Organisational and social work environment
The provision applies to all activities in which employees perform work on the employer’s account. Those who hire a workforce are placed on an equal footing with employers. In the provision, organisational work environment is defined as conditions and prerequisites for the work that include management and governance, communication, participation and room for action, allocation of work tasks and also requirements, resources and responsibilities. Further, social work environment is defined as conditions and prerequisites that include social interaction, collaboration and social support from managers and colleagues.
It follows from regulations on systematic work environment management in the Work Environment Act and the Work Environment Authority’s provision on systematic work environment management (AFS 2001:1), that employers shall regularly investigate and asses what risks that could occur in the operations. It also follows from these regulations that employers must take measures to manage the risks. The provision on organisational and social work environment contains provisions and general recommendations on specific requirements for knowledge and objectives and also specific organisational and social factors covered by the systematic work environment management. The provision mainly contains the following points.
- The employer shall make sure that managers and supervisors have knowledge of how to prevent and deal with unhealthy workload and victimization. The employer shall make sure that there are prerequisites for putting this knowledge into practice.
- The employer shall have objectives for the organisational and social work environment. The employer shall further give employees the opportunity to take part in the work of producing these objectives, and shall make sure that the employees know about the objectives.
- The employer should have a clear strategy for the work with achieving the objectives. The objectives shall be documented in writing if there are at least ten employees in the operations. The objectives should be founded on and be consistent with the work environment policy for the operations.
- The employer shall make sure that the work tasks and authority assigned to the employees do not give rise to unhealthy workloads. This means that the resources shall be adapted to the demands in the work. With unhealthy workload means that the work more than temporarily exceeds the resources.
- The employer shall make sure that the employees know, among other things, which work tasks they shall perform and what results that shall be achieved with the work, how the work tasks shall be performed and which work tasks that shall be prioritised when time is short. The employer shall further make sure that the employees know whom they can turn to in order to receive help and support in carrying out the work.

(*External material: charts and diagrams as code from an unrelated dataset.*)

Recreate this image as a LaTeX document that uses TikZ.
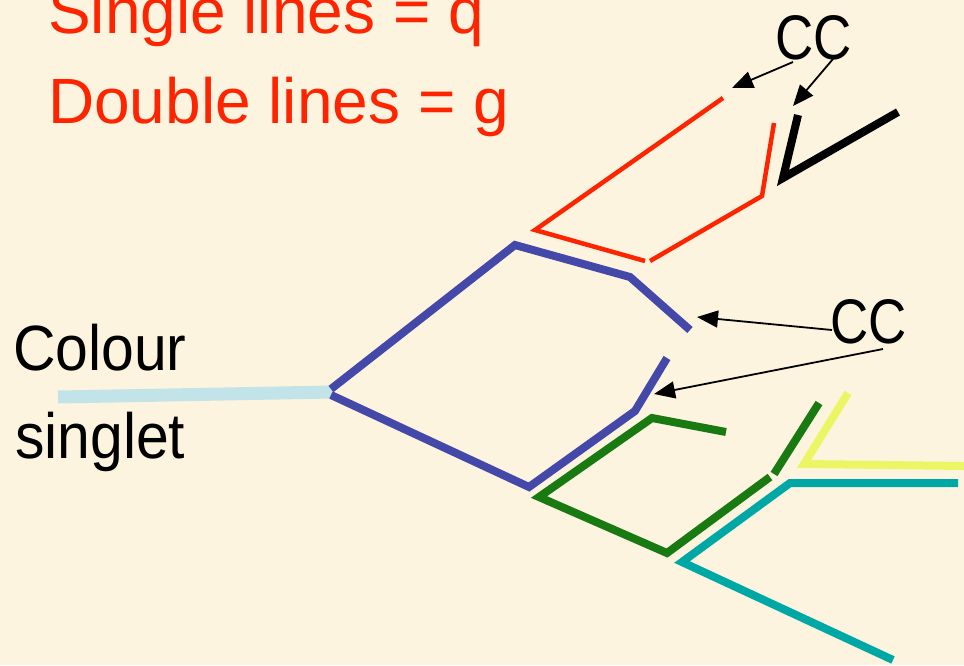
\documentclass[tikz,border=0pt]{standalone}
\usepackage{fontspec}
\setmainfont{Liberation Sans}
\usetikzlibrary{arrows.meta}
\definecolor{bgcol}{RGB}{253,244,224}
\definecolor{qred}{RGB}{255,36,0}
\definecolor{qblue}{RGB}{68,72,168}
\definecolor{qgreen}{RGB}{26,122,18}
\definecolor{qcyan}{RGB}{0,168,165}
\definecolor{qyellow}{RGB}{236,245,100}
\definecolor{qsinglet}{RGB}{194,228,232}
\begin{document}
\begin{tikzpicture}[x=1pt,y=-1pt,
  bigtext/.style={inner sep=0pt, anchor=base west, font=\fontsize{64}{70}\selectfont},
  cctext/.style={inner sep=0pt, anchor=base west, font=\fontsize{63}{68}\selectfont},
  ccarrow/.style={draw=black, line width=1.8pt, -{Triangle[length=21pt,width=17pt]}},
  gluon/.style={line width=8pt, line cap=butt, line join=miter},
  quark/.style={line width=4.5pt, line cap=butt, line join=miter}]
\fill[bgcol] (0,0) rectangle (964,665);
\useasboundingbox (0,0) rectangle (964,665);

% legend
\node[bigtext, text=qred] (single) at (48,33) {Single lines = q};
\node[bigtext, text=qred] (double) at (48,123) {Double lines = g};
\node[bigtext] (colour) at (13,370) {\scalebox{0.92}[1]{Colour}};
\node[bigtext] (singlet) at (15,458) {\scalebox{0.92}[1]{singlet}};
\node[cctext] (cctop) at (775,59) {\scalebox{0.84}[1]{CC}};
\node[cctext] (ccmid) at (830,343) {\scalebox{0.84}[1]{CC}};

% colour singlet line
\draw[qsinglet, line width=13pt, line cap=butt] (58,397) -- (333,392);

% blue gluons
\draw[qblue, gluon] (331,389) -- (515,245) -- (630,277) -- (690,330);
\draw[qblue, gluon] (331,395) -- (529,487) -- (635,411) -- (667,358);

% red quarks
\draw[qred, quark] (723,98) -- (535,230) -- (645,261);
\draw[qred, quark] (650,261) -- (762,196) -- (774,123);

% black gluon
\draw[black, line width=8pt, line join=miter] (798,115) -- (783,178) -- (898,112);

% green gluons
\draw[qgreen, gluon] (726,432) -- (652,418) -- (539,497) -- (667,553) -- (770,477);
\draw[qgreen, gluon] (774,474) -- (819,403);

% yellow
\draw[qyellow, gluon] (848,393) -- (804,464) -- (964,466);

% cyan
\draw[qcyan, gluon] (893,660) -- (682,562) -- (790,483) -- (958,483);

% arrows
\coordinate (a1s) at (793,62);
\coordinate (a1e) at (732,88);
\coordinate (a2s) at (833,59);
\coordinate (a2e) at (793,106);
\coordinate (a3s) at (832,330);
\coordinate (a3e) at (697,317);
\coordinate (a4s) at (883,349);
\coordinate (a4e) at (654,394);
\draw[ccarrow] (a1s) -- (a1e);
\draw[ccarrow] (a2s) -- (a2e);
\draw[ccarrow] (a3s) -- (a3e);
\draw[ccarrow] (a4s) -- (a4e);
\end{tikzpicture}
\end{document}
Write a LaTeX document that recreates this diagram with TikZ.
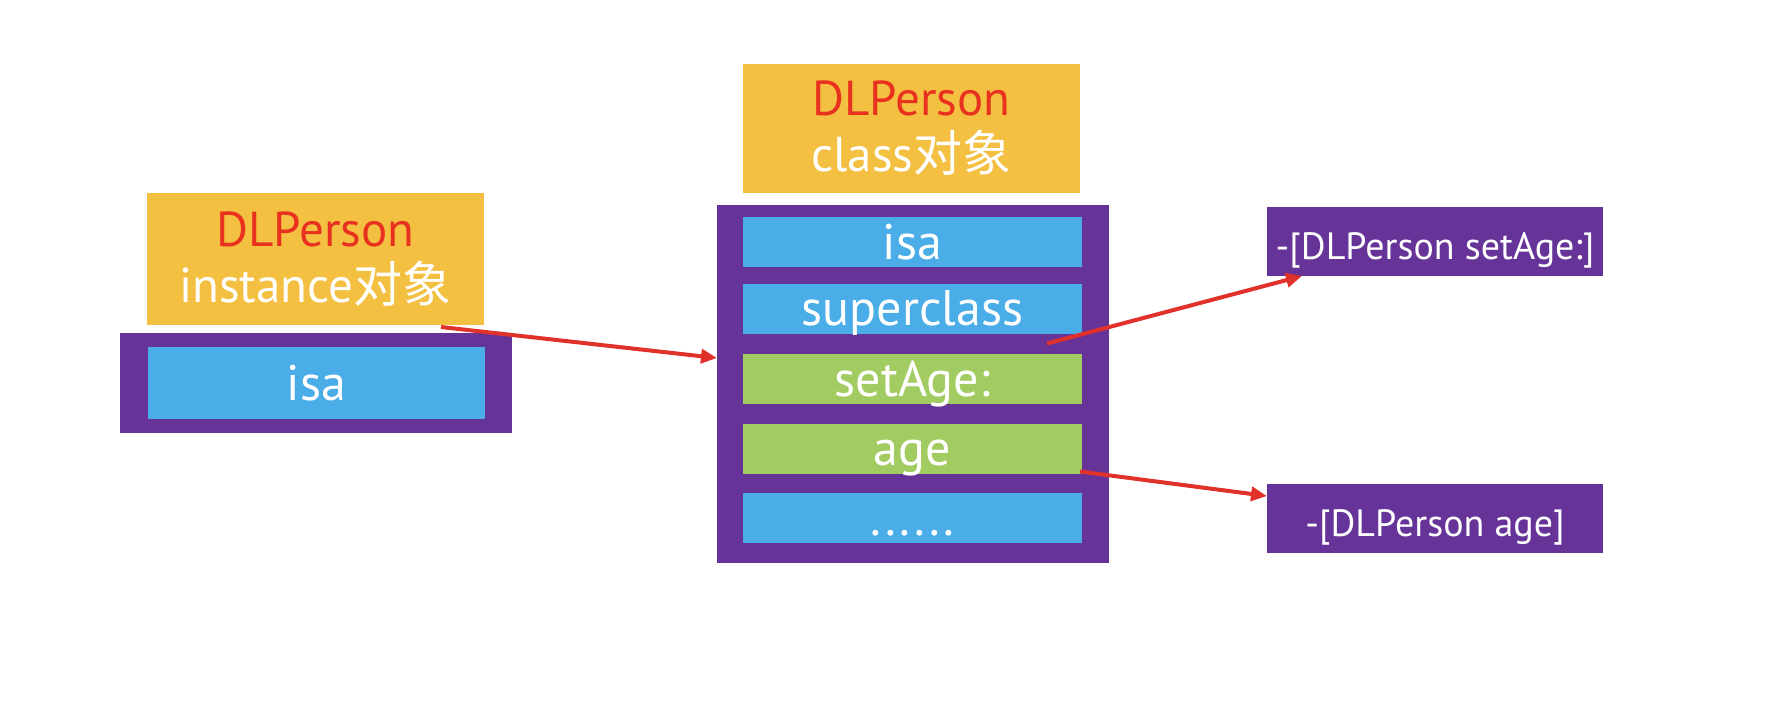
\documentclass[tikz,border=0pt]{standalone}
\usepackage{fontspec}
\setmainfont{PT Sans}
\newfontfamily\cjk{Noto Sans CJK SC}
\usetikzlibrary{arrows.meta}
\definecolor{titleYellow}{HTML}{F4C042}
\definecolor{framePurple}{HTML}{663399}
\definecolor{fieldBlue}{HTML}{4AADE8}
\definecolor{methGreen}{HTML}{A2CC62}
\definecolor{linkRed}{HTML}{E0322A}
\definecolor{nameRed}{HTML}{E8321F}
\begin{document}
\begin{tikzpicture}[x=.5pt,y=-.5pt,
  box/.style={inner sep=0pt,outer sep=0pt,text=white},
  title/.style={box,fill=titleYellow,minimum width=168.5pt,minimum height=65pt,align=center,font=\fontsize{24.5}{28}\selectfont},
  frame/.style={box,fill=framePurple},
  ivar/.style={box,fill=fieldBlue,minimum width=169.5pt,minimum height=25pt,text height=21pt,text depth=4pt,font=\fontsize{25}{28}\selectfont},
  meth/.style={ivar,fill=methGreen},
  imp/.style={box,fill=framePurple,minimum width=168pt,minimum height=34.5pt,text height=26pt,text depth=8.5pt,font=\fontsize{19}{22}\selectfont},
  link/.style={draw=linkRed,line width=2pt,-{Triangle[length=8pt,width=7pt]}}]
\useasboundingbox (0,0) rectangle (1774,714);

\node[title,minimum height=66pt] (instTitle) at (315.5,259) {\textcolor{nameRed}{DLPerson}\\instance{\cjk 对象}};
\node[frame,minimum width=196pt,minimum height=50pt] (instFrame) at (316,383) {};
\node[ivar,minimum width=168.5pt,minimum height=36pt,text height=26.5pt,text depth=9.5pt] (instIsa) at (316.5,383) {isa};

\node[title,minimum height=64.5pt] (classTitle) at (911.5,128.5) {\textcolor{nameRed}{DLPerson}\\class{\cjk 对象}};
\node[frame,minimum width=196pt,minimum height=179pt] (classFrame) at (913,384) {};
\node[ivar] (isa) at (912.5,242) {isa};
\node[ivar] (super) at (912.5,308.5) {superclass};
\node[meth] (setAge) at (912.5,379) {setAge:};
\node[meth] (age) at (912.5,448.5) {age};
\node[ivar] (more) at (912.5,518) {.\kern2pt.\kern2pt.\kern2pt.\kern2pt.\kern2pt.};

\node[imp] (setImp) at (1435,241.5) {-[DLPerson setAge:]};
\node[imp] (ageImp) at (1435,518.5) {-[DLPerson age]};

\draw[link] ([xshift=-21.5pt,yshift=-1pt]instTitle.south east) -- ([yshift=13pt]classFrame.west);
\draw[link] ([xshift=-17.5pt,yshift=-5pt]super.south east) -- ([xshift=17.5pt]setImp.south west);
\draw[link] ([xshift=-1pt,yshift=1pt]age.south east) -- ([yshift=-6pt]ageImp.north west);

\end{tikzpicture}
\end{document}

Scheduling of working hours:
- The employer shall take necessary measures in order to counteract scheduling of working hours leading to ill health among the employees. The employer should take particular notice of opportunities for rest and recovery.
- The employer shall clarify that victimization will not be accepted in the operations.
- The employer shall take actions to counteract conditions in the work environment that could give rise to victimization.
- The clarification can preferable be done in writing in a written policy.
Managers and supervisors have a particular responsibility as regards to preventing, noticing and dealing with victimization. Examples of conditions in operations that are important to pay attention to are conflicts, workloads, allocation of work, conditions for collaboration and consequences of changes.
The employer shall make sure that there are procedures for how victimization shall be handled. The procedures shall indicate who receives information that victimization is occurring, what happens with the information, what the recipient shall do and how and where those who are subject to it can quickly find help. The employer shall make the procedures known to all employees.
The Work Environment Authority supervises that the provision of organisational and social work environment is followed. The supervision is aimed at ensuring that the employer plans and conducts the operations so that work environment requirements are met. The Work Environment Authority may decide on the orders or prohibitions needed for the regulations to be followed. Such decisions can be combined with a fine.